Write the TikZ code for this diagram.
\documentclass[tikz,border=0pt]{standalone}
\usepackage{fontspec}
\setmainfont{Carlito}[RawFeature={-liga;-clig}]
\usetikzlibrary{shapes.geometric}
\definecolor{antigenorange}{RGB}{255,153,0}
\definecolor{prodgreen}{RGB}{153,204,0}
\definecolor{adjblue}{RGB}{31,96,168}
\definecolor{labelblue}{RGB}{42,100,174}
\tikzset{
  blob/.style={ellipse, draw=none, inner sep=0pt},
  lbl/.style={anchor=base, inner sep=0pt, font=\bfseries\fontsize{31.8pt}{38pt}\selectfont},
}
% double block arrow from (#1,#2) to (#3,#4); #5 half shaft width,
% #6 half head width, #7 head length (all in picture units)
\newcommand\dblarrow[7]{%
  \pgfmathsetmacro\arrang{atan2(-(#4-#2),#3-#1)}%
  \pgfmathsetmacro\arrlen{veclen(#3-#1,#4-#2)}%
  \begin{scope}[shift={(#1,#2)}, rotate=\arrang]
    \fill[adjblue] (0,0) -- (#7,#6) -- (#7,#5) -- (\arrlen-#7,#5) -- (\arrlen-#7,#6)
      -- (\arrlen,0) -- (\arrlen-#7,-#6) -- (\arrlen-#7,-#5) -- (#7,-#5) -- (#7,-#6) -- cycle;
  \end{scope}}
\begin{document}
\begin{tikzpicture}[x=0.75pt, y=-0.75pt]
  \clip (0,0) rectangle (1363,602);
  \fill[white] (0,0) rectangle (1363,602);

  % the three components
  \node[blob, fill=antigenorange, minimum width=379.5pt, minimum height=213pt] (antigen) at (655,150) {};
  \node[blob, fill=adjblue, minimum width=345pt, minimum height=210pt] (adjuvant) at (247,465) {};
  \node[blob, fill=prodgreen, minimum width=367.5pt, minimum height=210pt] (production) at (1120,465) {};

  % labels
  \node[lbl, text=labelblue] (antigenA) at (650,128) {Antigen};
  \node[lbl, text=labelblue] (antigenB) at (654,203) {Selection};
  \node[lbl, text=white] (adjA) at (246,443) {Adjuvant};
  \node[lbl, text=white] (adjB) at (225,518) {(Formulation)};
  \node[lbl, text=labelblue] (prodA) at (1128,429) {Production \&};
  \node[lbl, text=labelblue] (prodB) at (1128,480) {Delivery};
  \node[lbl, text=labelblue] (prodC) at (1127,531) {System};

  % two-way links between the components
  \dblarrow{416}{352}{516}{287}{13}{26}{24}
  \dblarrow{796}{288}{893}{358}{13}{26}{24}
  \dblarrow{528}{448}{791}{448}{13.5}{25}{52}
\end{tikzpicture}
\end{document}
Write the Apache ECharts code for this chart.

*PROBLEM DETAILS*
Your task is to repeat every entry exactly.

*PROBLEM SOLUTION*
Write the TikZ code for this diagram.
\documentclass[tikz,border=0pt]{standalone}
\usepackage{fontspec}
\setmainfont{Carlito}[RawFeature={-liga;-clig}]
\usetikzlibrary{shapes.geometric}
\definecolor{antigenorange}{RGB}{255,153,0}
\definecolor{prodgreen}{RGB}{153,204,0}
\definecolor{adjblue}{RGB}{31,96,168}
\definecolor{labelblue}{RGB}{42,100,174}
\tikzset{
  blob/.style={ellipse, draw=none, inner sep=0pt},
  lbl/.style={anchor=base, inner sep=0pt, font=\bfseries\fontsize{31.8pt}{38pt}\selectfont},
}
% double block arrow from (#1,#2) to (#3,#4); #5 half shaft width,
% #6 half head width, #7 head length (all in picture units)
\newcommand\dblarrow[7]{%
  \pgfmathsetmacro\arrang{atan2(-(#4-#2),#3-#1)}%
  \pgfmathsetmacro\arrlen{veclen(#3-#1,#4-#2)}%
  \begin{scope}[shift={(#1,#2)}, rotate=\arrang]
    \fill[adjblue] (0,0) -- (#7,#6) -- (#7,#5) -- (\arrlen-#7,#5) -- (\arrlen-#7,#6)
      -- (\arrlen,0) -- (\arrlen-#7,-#6) -- (\arrlen-#7,-#5) -- (#7,-#5) -- (#7,-#6) -- cycle;
  \end{scope}}
\begin{document}
\begin{tikzpicture}[x=0.75pt, y=-0.75pt]
  \clip (0,0) rectangle (1363,602);
  \fill[white] (0,0) rectangle (1363,602);

  % the three components
  \node[blob, fill=antigenorange, minimum width=379.5pt, minimum height=213pt] (antigen) at (655,150) {};
  \node[blob, fill=adjblue, minimum width=345pt, minimum height=210pt] (adjuvant) at (247,465) {};
  \node[blob, fill=prodgreen, minimum width=367.5pt, minimum height=210pt] (production) at (1120,465) {};

  % labels
  \node[lbl, text=labelblue] (antigenA) at (650,128) {Antigen};
  \node[lbl, text=labelblue] (antigenB) at (654,203) {Selection};
  \node[lbl, text=white] (adjA) at (246,443) {Adjuvant};
  \node[lbl, text=white] (adjB) at (225,518) {(Formulation)};
  \node[lbl, text=labelblue] (prodA) at (1128,429) {Production \&};
  \node[lbl, text=labelblue] (prodB) at (1128,480) {Delivery};
  \node[lbl, text=labelblue] (prodC) at (1127,531) {System};

  % two-way links between the components
  \dblarrow{416}{352}{516}{287}{13}{26}{24}
  \dblarrow{796}{288}{893}{358}{13}{26}{24}
  \dblarrow{528}{448}{791}{448}{13.5}{25}{52}
\end{tikzpicture}
\end{document}
Write the Apache ECharts code for this chart.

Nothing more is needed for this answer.